The series of Mr. Men and Little Miss books for children started 50 years ago with a tickle, as described by Liza Weisstuch in an article in the Dec. 8 New York Times. British advertising copywriter Roger Hargreaves was asked by his 8-year-old son what a tickle looked like. He wrote and illustrated “Mr. Tickle,” which launched a series in which a character’s defining feature often causes “a bit of a predicament.” By the end of the book, however, the character and the children hearing the tale have learned the error of their ways.
One of the experts quoted in the New York Times article about the Mr. Men and Little Miss books was Lisa Von Drasek, Curator of the Kerlan Collection of Children’s Literature.
Hargreaves created 43 Mr. Men characters (Mr. Late, Mr. Grumpy, Mr. Clever, and so on) and 21 Little Miss characters (Little Miss Helpful, Little Miss Bad, Little Miss Sunshine, and so on) before he died from complications of a stroke. His son, Adam Hargreaves, then 25, took over the publishing brand of “brightly colored minimalist figures,” has created 13 characters, and written and illustrated 150 titles. In 2011, the Japanese company Sanrio, purveyors of Hello Kitty, bought the brand.
While the characters are “kawaii” cute and gently teach children, the series has been criticized for how the different traits are paired to a Mr. Man or a Little Miss.

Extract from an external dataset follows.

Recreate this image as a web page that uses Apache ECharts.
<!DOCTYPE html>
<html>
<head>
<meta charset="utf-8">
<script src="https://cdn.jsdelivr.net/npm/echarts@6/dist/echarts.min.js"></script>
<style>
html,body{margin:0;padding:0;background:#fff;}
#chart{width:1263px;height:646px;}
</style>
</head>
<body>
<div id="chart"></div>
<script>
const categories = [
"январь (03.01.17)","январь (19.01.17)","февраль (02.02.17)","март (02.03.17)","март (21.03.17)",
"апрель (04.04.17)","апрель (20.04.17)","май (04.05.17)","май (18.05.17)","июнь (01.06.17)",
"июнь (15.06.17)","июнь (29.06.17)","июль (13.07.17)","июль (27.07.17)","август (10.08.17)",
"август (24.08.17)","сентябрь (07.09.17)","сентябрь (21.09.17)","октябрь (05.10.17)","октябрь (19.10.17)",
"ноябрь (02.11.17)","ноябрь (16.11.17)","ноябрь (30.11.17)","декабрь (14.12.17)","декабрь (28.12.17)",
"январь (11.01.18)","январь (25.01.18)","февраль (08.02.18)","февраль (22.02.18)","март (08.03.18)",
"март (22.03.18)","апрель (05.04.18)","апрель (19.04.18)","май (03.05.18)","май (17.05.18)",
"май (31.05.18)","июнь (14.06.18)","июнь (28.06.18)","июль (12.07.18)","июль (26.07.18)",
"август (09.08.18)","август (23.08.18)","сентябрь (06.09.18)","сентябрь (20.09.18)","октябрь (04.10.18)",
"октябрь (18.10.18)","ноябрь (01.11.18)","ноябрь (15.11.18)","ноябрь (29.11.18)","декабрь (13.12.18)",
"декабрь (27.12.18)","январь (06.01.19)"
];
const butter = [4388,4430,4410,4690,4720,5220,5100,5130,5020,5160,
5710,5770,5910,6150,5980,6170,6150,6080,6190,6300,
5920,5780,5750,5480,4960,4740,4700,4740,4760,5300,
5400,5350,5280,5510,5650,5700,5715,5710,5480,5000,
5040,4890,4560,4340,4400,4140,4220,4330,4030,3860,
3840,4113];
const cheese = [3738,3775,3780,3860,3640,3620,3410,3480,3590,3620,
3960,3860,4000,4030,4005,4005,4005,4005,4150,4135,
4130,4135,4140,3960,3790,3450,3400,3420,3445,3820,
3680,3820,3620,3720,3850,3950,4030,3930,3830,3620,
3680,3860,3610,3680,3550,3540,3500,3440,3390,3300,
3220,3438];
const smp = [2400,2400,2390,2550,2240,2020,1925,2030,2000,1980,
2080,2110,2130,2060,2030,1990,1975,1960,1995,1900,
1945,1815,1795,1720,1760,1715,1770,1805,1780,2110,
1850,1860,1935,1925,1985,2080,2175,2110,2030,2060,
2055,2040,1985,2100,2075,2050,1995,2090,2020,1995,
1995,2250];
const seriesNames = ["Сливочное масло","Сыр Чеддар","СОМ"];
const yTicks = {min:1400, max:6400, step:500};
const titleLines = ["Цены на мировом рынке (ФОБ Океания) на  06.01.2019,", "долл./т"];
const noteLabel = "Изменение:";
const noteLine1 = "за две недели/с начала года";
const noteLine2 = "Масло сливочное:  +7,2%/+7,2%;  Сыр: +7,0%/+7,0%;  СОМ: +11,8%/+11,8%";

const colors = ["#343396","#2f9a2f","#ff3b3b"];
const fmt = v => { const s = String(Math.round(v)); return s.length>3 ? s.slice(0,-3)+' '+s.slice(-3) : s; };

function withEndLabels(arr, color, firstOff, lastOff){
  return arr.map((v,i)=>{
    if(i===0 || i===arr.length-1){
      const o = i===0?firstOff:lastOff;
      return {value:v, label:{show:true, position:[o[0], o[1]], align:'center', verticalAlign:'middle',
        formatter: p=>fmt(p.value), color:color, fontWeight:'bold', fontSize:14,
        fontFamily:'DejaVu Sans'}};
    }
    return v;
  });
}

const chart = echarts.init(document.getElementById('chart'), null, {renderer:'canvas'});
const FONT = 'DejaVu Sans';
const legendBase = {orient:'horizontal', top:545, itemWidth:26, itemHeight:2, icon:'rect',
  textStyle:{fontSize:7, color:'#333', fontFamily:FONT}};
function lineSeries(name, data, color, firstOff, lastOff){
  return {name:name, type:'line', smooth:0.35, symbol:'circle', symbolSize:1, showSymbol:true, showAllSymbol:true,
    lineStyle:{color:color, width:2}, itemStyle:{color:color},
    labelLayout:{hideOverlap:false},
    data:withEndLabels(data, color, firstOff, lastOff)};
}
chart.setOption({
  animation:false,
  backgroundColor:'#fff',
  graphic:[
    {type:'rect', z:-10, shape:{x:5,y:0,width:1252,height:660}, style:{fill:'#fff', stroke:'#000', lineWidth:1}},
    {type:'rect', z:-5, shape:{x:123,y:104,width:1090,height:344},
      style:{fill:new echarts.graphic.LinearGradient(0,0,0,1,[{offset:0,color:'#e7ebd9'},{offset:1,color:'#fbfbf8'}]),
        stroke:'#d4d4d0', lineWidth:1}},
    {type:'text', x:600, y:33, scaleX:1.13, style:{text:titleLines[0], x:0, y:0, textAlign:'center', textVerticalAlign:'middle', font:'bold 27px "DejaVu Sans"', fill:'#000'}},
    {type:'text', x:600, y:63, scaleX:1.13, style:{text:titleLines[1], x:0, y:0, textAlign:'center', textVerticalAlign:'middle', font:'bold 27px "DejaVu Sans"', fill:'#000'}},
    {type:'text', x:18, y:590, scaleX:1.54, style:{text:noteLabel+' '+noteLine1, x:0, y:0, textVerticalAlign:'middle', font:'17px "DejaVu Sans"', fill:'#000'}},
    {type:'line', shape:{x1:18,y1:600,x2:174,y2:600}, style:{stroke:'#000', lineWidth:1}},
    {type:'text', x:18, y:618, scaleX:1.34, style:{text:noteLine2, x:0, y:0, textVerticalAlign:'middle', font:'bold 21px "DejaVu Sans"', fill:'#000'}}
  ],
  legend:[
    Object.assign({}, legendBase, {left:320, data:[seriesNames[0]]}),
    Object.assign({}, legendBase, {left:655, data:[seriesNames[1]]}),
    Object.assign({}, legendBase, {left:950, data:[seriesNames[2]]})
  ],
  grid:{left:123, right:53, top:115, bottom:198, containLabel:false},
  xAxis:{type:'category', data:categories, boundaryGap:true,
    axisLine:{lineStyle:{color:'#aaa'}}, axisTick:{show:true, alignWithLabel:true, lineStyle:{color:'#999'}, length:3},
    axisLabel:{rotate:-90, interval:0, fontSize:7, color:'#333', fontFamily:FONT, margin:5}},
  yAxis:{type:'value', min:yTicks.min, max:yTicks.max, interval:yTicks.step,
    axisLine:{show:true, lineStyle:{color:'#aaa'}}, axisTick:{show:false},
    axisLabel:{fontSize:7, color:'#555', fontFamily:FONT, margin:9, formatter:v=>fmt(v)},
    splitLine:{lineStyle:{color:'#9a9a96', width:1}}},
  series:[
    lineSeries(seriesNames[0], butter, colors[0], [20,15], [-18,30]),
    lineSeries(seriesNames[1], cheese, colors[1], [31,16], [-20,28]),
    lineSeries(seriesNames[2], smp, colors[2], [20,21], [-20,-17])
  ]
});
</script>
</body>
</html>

“I remember them as sweet little funny books, and they certainly reflect the lives of the child who’s reading it or the parent reading it to them, but it really is so gendered,” Von Drasek told Weisstuch. She suggested that the series could use the non-gendered title Mx for all the characters. Von Drasek said: “What better way to celebrate than reflect present day and include all children?”
After all, as Adam Hargreaves is quoted at the end of the article: “It’s about entertaining and amusing children.”